The Ascot Lloyd Pension Trust has triggered its exit from the master trust market, becoming one of the 44 which have chosen not apply for authorisation from The Pensions Regulator (TPR).
The master trust said it was leaving the market due to the “increased governance and compliance obligations requiring a level and commitment and resource that is not aligned with the group’s broader strategy”.
However, Ascot Lloyd said that it will work closely with clients to ensure minimal impact and smooth transfers to alternative services. It said it would also continue to develop its corporate and trustee solutions business, which provides fully outsourced third-party pensions administration and management services as well as employee benefits programmes.
Some 44 schemes have exited or triggered their exit from the market according to TPR’s latest exit figures. This includes the McDonald’s Franchisee Pension Scheme, which was recently found to have fallen under the definition of a ‘master trust’ and fined £104,000 for a number of breaches of law.
After the initial 31 March deadline, 30 master trusts had submitted applications to the regulator with an additional eight submitting after being granted an extension of up to six weeks.

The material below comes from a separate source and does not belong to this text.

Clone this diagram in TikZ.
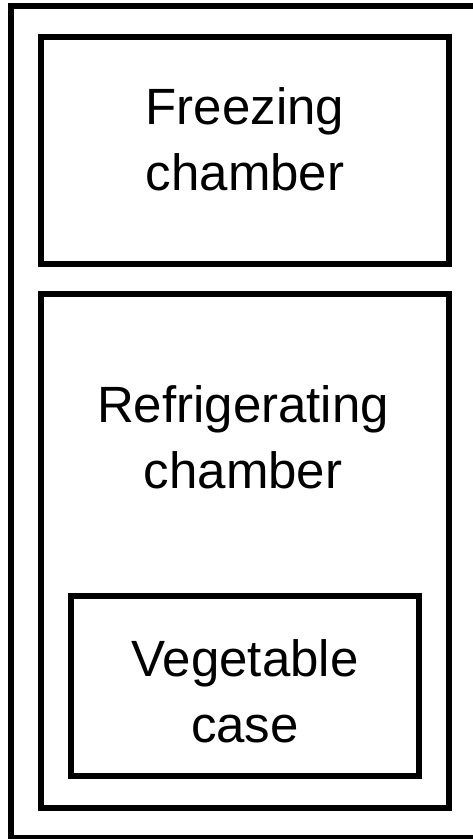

The most recent applications were submitted by the BCF Pension Trust, Now Pensions and SuperTrust. Just six master trusts have been authorised by the regulator, with the Universities Superannuation Scheme Investment Builder the latest to be given the stamp of approval on 14 May.
Meanwhile consolidation continues to grow, with the most recently announced being from Smart Pension, which is expected to absorb 20,000 members from Corpad Master Trust if it receives authorisation.